We decided to take the 45 minute scenic flight to Milford Sound rather than drive - dubbed as the most scenic flight in the world - it lived up to its expectations. The scenery is unlike anything we’ve ever seen before, it’s a must do when visiting New Zealand and even though I hate flying (and it was bumpy from turbulence), I’d do it a million times over to see this place. Milford Sound is magical. Lucky for us, the region had a lot of rain a few days before our visit so every waterfall was thundering into the sound. No photo can do this place justice. The boat trip out into the sound takes you to one of the biggest waterfalls and much to our boys delight they take you into the falls (well the spray) where our kids had their first waterfall facial.

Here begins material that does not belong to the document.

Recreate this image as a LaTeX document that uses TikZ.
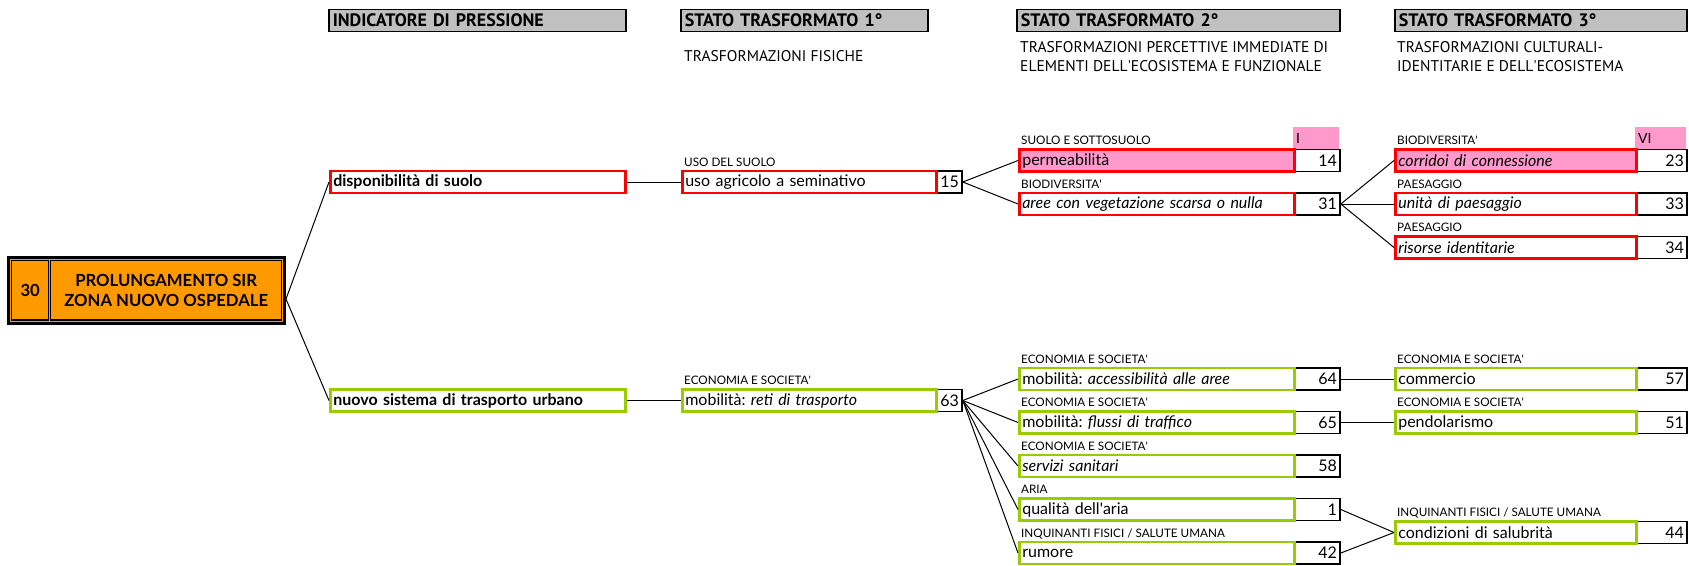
\documentclass[tikz,border=0pt]{standalone}
\usepackage{fontspec}
\setmainfont{Lato}
\newfontfamily\hdrfont{PT Sans}
\definecolor{redline}{HTML}{FF0000}
\definecolor{greenline}{HTML}{99CC00}
\definecolor{orangefill}{HTML}{FF9900}
\definecolor{pinkfill}{HTML}{FF99CC}
\definecolor{greyfill}{HTML}{C0C0C0}
\newcommand{\ap}{\textquotesingle}

\begin{document}
\frenchspacing
\fontsize{16}{18}\selectfont
\begin{tikzpicture}[x=1pt,y=-1pt,
		hdr/.style={draw, fill=greyfill, line width=1.5, text width=#1, minimum height=22, inner xsep=4, inner ysep=0, anchor=west, align=left, font=\hdrfont\bfseries\fontsize{18}{20}\selectfont},
		subt/.style={anchor=west, inner sep=0, align=left, font=\hdrfont\fontsize{15.5}{19}\selectfont},
		tbox/.style 2 args={draw=#1, line width=2.6, text width=#2, minimum height=22, inner xsep=3, inner ysep=0, anchor=west, align=left},
		nbox/.style={draw=black, line width=1.8, fill=white, text width=#1, minimum height=22, inner xsep=3, inner ysep=0, anchor=west, align=right},
		pinkhd/.style={fill=pinkfill, text width=#1, minimum height=22, inner xsep=3, inner ysep=0, anchor=west, align=left, font=\fontsize{14}{16}\selectfont},
		lbl/.style={anchor=base west, inner sep=0, font=\fontsize{11.7}{13}\selectfont},
		obox/.style={draw=black, line width=2.7, fill=orangefill, inner sep=0},
		ocell/.style={draw=black, line width=1.3, inner sep=0, align=center, font=\bfseries\fontsize{16.7}{20}\selectfont},
		conn/.style={draw=black, line width=1}]
	\useasboundingbox (0,0) rectangle (1689,565);
	
	% column headers
	\node[hdr=289] (hd0) at (328,20.5) {INDICATORE DI PRESSIONE};
	\node[hdr=239] (hd1) at (680,20.5) {STATO TRASFORMATO 1°};
	\node[hdr=315] (hd2) at (1016,20.5) {STATO TRASFORMATO 2°};
	\node[hdr=284] (hd3) at (1394,20.5) {STATO TRASFORMATO 3°};
	\node[subt] (sub1) at (684,56) {TRASFORMAZIONI FISICHE};
	\node[subt] (sub2) at (1020,56.5) {TRASFORMAZIONI PERCETTIVE IMMEDIATE DI\\ELEMENTI DELL\ap ECOSISTEMA E FUNZIONALE};
	\node[subt] (sub3) at (1397,56.5) {TRASFORMAZIONI CULTURALI-\\IDENTITARIE E DELL\ap ECOSISTEMA};
	
	% azione
	\node[obox, minimum width=276, minimum height=66] (azione) at (146.7,290.3) {};
	\node[ocell, minimum width=37.1, minimum height=59.3] (azn) at (30.25,290.35) {30};
	\node[ocell, minimum width=231, minimum height=59.3] (azt) at (166.2,290.35) {PROLUNGAMENTO SIR\\ZONA NUOVO OSPEDALE};
	\coordinate (fork) at (286,299);
	
	% indicatori di pressione
	\node[tbox={redline}{289}, font=\bfseries] (ind1) at (329,182) {disponibilità di suolo};
	\node[tbox={greenline}{289}, font=\bfseries] (ind2) at (329,400.5) {nuovo sistema di trasporto urbano};
	
	% stato 1
	\node[nbox=20] (n15) at (935,182) {15};
	\node[tbox={redline}{248}] (uso) at (681,182) {uso agricolo a seminativo};
	\node[lbl] (l-uso) at (684,166) {USO DEL SUOLO};
	\node[nbox=20] (n63) at (935,400.5) {63};
	\node[tbox={greenline}{248}] (reti) at (681,400.5) {mobilità: \textit{reti di trasporto}};
	\node[lbl] (l-reti) at (684,384.5) {ECONOMIA E SOCIETA\ap};
	
	% stato 2
	\node[pinkhd=40] (h-i) at (1293,138) {I};
	\node[nbox=40] (n14) at (1293,160.5) {14};
	\node[tbox={redline}{269}, fill=pinkfill] (perm) at (1018,160.5) {permeabilità};
	\node[lbl] (l-perm) at (1021,144.5) {SUOLO E SOTTOSUOLO};
	\node[nbox=40] (n31) at (1293,204) {31};
	\node[tbox={redline}{269}, font=\itshape] (aree) at (1018,204) {aree con vegetazione scarsa o nulla};
	\node[lbl] (l-aree) at (1021,188) {BIODIVERSITA\ap};
	
	\node[nbox=40] (n64) at (1293,379) {64};
	\node[tbox={greenline}{269}] (acc) at (1018,379) {mobilità: \textit{accessibilità alle aree}};
	\node[lbl] (l-acc) at (1021,363) {ECONOMIA E SOCIETA\ap};
	\node[nbox=40] (n65) at (1293,422.5) {65};
	\node[tbox={greenline}{269}] (flussi) at (1018,422.5) {mobilità: \textit{flussi di traffico}};
	\node[lbl] (l-flussi) at (1021,406.5) {ECONOMIA E SOCIETA\ap};
	\node[nbox=40] (n58) at (1293,466) {58};
	\node[tbox={greenline}{269}, font=\itshape] (serv) at (1018,466) {servizi sanitari};
	\node[lbl] (l-serv) at (1021,450) {ECONOMIA E SOCIETA\ap};
	\node[nbox=40] (n1) at (1293,509.5) {1};
	\node[tbox={greenline}{269}] (aria) at (1018,509.5) {qualità dell\ap aria};
	\node[lbl] (l-aria) at (1021,493.5) {ARIA};
	\node[nbox=40] (n42) at (1293,553) {42};
	\node[tbox={greenline}{269}] (rumore) at (1018,553) {rumore};
	\node[lbl] (l-rumore) at (1021,537) {INQUINANTI FISICI / SALUTE UMANA};
	
	% stato 3
	\node[pinkhd=45] (h-vi) at (1635,138) {VI};
	\node[nbox=45] (n23) at (1635,160.5) {23};
	\node[tbox={redline}{235}, fill=pinkfill, font=\itshape] (corr) at (1394,160.5) {corridoi di connessione};
	\node[lbl] (l-corr) at (1397,144.5) {BIODIVERSITA\ap};
	\node[nbox=45] (n33) at (1635,204) {33};
	\node[tbox={redline}{235}, font=\itshape] (unita) at (1394,204) {unità di paesaggio};
	\node[lbl] (l-unita) at (1397,188) {PAESAGGIO};
	\node[nbox=45] (n34) at (1635,247.5) {34};
	\node[tbox={redline}{235}, font=\itshape] (risorse) at (1394,247.5) {risorse identitarie};
	\node[lbl] (l-risorse) at (1397,231.5) {PAESAGGIO};
	
	\node[nbox=45] (n57) at (1635,379) {57};
	\node[tbox={greenline}{235}] (comm) at (1394,379) {commercio};
	\node[lbl] (l-comm) at (1397,363) {ECONOMIA E SOCIETA\ap};
	\node[nbox=45] (n51) at (1635,422.5) {51};
	\node[tbox={greenline}{235}] (pend) at (1394,422.5) {pendolarismo};
	\node[lbl] (l-pend) at (1397,406.5) {ECONOMIA E SOCIETA\ap};
	\node[nbox=45] (n44) at (1635,532.5) {44};
	\node[tbox={greenline}{235}] (salub) at (1394,532.5) {condizioni di salubrità};
	\node[lbl] (l-salub) at (1397,516.5) {INQUINANTI FISICI / SALUTE UMANA};
	
	% collegamenti
	\draw[conn] (fork) -- (ind1.west);
	\draw[conn] (fork) -- (ind2.west);
	\draw[conn] (ind1.east) -- (uso.west);
	\draw[conn] (ind2.east) -- (reti.west);
	\draw[conn] (n15.east) -- (perm.west);
	\draw[conn] (n15.east) -- (aree.west);
	\draw[conn] (n31.east) -- (corr.west);
	\draw[conn] (n31.east) -- (unita.west);
	\draw[conn] (n31.east) -- (risorse.west);
	\draw[conn] (n63.east) -- (acc.west);
	\draw[conn] (n63.east) -- (flussi.west);
	\draw[conn] (n63.east) -- (serv.west);
	\draw[conn] (n63.east) -- (aria.west);
	\draw[conn] (n63.east) -- (rumore.west);
	\draw[conn] (n64.east) -- (comm.west);
	\draw[conn] (n65.east) -- (pend.west);
	\draw[conn] (n1.east) -- (salub.west);
	\draw[conn] (n42.east) -- (salub.west);
\end{tikzpicture}
\end{document}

Lake Pukaki and Lake Tekapo
The drive from Queenstown to Lake Pukaki was by far the best drive of my life. We drove through vast plains flanked by mountain ranges, only to be greeted by the most turquoise blue lake we’ve ever seen. We stopped here on route to our campsite at Lake Tekapo. Another hour’s drive from here is Lake Tekapo. Here you are in the dark sky reserve of New Zealand. From the lake side we went out for a late-night walk with the boys for stargazing and WOW we were not disappointed, the night sky lit up with stars and the milky way was so clear. Worth keeping the kids up late for sure for.
If you want convenience and freedom along with adventure, then a motorhome is the way to go. It was the ideal way to travel New Zealand for us and we have memories of this trip which will last a lifetime.